• Given information:
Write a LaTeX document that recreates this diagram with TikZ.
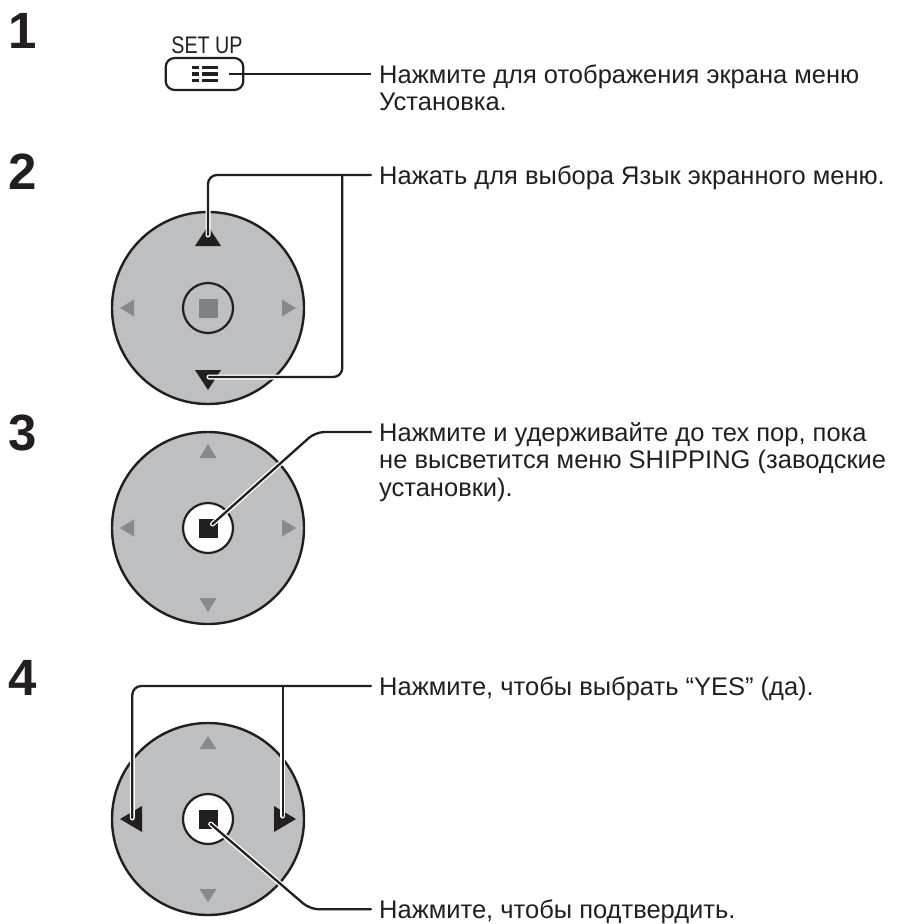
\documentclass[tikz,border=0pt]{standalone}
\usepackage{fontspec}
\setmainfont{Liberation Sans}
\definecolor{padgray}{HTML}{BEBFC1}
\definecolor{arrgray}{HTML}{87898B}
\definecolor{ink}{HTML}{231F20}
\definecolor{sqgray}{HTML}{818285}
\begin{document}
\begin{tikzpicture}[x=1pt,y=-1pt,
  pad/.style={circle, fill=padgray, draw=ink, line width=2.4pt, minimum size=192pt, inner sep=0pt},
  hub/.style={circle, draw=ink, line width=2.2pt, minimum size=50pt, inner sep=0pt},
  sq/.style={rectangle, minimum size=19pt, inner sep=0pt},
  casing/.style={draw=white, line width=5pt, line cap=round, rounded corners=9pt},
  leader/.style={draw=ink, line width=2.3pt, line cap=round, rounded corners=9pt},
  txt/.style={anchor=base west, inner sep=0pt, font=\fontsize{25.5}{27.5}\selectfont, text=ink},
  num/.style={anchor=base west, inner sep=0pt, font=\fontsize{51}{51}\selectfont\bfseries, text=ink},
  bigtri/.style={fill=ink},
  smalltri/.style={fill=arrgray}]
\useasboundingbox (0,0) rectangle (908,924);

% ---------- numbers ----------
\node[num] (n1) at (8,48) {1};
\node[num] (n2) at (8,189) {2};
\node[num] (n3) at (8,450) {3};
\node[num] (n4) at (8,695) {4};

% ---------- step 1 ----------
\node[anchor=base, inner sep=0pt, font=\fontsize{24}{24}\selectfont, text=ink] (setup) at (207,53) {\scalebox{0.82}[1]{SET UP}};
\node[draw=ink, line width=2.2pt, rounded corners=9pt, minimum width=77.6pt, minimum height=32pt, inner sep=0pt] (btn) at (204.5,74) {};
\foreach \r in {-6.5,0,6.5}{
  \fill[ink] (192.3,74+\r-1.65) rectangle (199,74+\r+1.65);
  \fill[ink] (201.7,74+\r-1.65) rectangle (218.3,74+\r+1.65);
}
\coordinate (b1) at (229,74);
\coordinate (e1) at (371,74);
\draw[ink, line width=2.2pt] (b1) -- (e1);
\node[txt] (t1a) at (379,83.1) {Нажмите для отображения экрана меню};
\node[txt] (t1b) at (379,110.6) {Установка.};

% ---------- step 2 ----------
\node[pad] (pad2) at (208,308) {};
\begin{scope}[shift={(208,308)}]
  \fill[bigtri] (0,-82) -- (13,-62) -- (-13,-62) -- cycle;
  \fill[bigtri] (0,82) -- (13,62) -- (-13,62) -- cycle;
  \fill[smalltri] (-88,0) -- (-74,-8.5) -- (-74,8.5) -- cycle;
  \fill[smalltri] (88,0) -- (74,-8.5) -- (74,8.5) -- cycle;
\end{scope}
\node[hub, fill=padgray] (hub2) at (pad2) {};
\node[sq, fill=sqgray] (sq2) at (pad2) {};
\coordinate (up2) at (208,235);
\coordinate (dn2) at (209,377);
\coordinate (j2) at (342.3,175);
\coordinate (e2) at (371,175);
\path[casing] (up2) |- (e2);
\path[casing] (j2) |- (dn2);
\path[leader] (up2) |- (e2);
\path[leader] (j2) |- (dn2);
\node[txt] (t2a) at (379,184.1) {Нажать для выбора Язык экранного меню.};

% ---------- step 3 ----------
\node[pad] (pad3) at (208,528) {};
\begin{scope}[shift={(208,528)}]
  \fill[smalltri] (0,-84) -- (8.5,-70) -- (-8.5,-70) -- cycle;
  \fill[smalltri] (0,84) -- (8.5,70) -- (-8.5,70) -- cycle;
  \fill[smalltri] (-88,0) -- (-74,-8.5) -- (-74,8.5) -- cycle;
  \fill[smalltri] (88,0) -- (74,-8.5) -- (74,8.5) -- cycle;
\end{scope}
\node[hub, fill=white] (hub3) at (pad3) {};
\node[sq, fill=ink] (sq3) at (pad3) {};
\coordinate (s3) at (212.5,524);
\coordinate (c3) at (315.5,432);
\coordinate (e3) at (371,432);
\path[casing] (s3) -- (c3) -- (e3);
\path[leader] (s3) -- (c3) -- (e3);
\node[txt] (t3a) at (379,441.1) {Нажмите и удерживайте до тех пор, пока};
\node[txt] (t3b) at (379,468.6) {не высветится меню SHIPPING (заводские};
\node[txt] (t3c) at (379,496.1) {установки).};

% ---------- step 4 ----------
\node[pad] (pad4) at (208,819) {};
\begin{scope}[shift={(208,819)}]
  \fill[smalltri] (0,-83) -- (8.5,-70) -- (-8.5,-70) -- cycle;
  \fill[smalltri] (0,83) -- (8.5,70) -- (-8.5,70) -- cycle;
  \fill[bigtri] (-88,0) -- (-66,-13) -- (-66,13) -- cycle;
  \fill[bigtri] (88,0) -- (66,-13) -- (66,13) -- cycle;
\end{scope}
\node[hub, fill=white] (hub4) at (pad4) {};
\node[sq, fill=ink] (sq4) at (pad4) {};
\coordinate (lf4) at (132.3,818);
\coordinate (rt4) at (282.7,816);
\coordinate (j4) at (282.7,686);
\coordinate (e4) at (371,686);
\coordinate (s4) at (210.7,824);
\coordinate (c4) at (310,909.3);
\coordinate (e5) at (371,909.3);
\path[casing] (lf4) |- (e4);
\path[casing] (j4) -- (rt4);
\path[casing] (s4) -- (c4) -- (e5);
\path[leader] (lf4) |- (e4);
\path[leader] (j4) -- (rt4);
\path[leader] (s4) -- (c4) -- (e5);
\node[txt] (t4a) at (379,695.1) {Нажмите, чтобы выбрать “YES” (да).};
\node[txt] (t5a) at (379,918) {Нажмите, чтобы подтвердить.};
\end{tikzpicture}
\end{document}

• Directions for this task: Print, exactly as written, the lines above from the first one to the one containing "(n4) at (8,695)". Leave out pictures.

• Final result:
Write a LaTeX document that recreates this diagram with TikZ.
\documentclass[tikz,border=0pt]{standalone}
\usepackage{fontspec}
\setmainfont{Liberation Sans}
\definecolor{padgray}{HTML}{BEBFC1}
\definecolor{arrgray}{HTML}{87898B}
\definecolor{ink}{HTML}{231F20}
\definecolor{sqgray}{HTML}{818285}
\begin{document}
\begin{tikzpicture}[x=1pt,y=-1pt,
  pad/.style={circle, fill=padgray, draw=ink, line width=2.4pt, minimum size=192pt, inner sep=0pt},
  hub/.style={circle, draw=ink, line width=2.2pt, minimum size=50pt, inner sep=0pt},
  sq/.style={rectangle, minimum size=19pt, inner sep=0pt},
  casing/.style={draw=white, line width=5pt, line cap=round, rounded corners=9pt},
  leader/.style={draw=ink, line width=2.3pt, line cap=round, rounded corners=9pt},
  txt/.style={anchor=base west, inner sep=0pt, font=\fontsize{25.5}{27.5}\selectfont, text=ink},
  num/.style={anchor=base west, inner sep=0pt, font=\fontsize{51}{51}\selectfont\bfseries, text=ink},
  bigtri/.style={fill=ink},
  smalltri/.style={fill=arrgray}]
\useasboundingbox (0,0) rectangle (908,924);

% ---------- numbers ----------
\node[num] (n1) at (8,48) {1};
\node[num] (n2) at (8,189) {2};
\node[num] (n3) at (8,450) {3};
\node[num] (n4) at (8,695) {4};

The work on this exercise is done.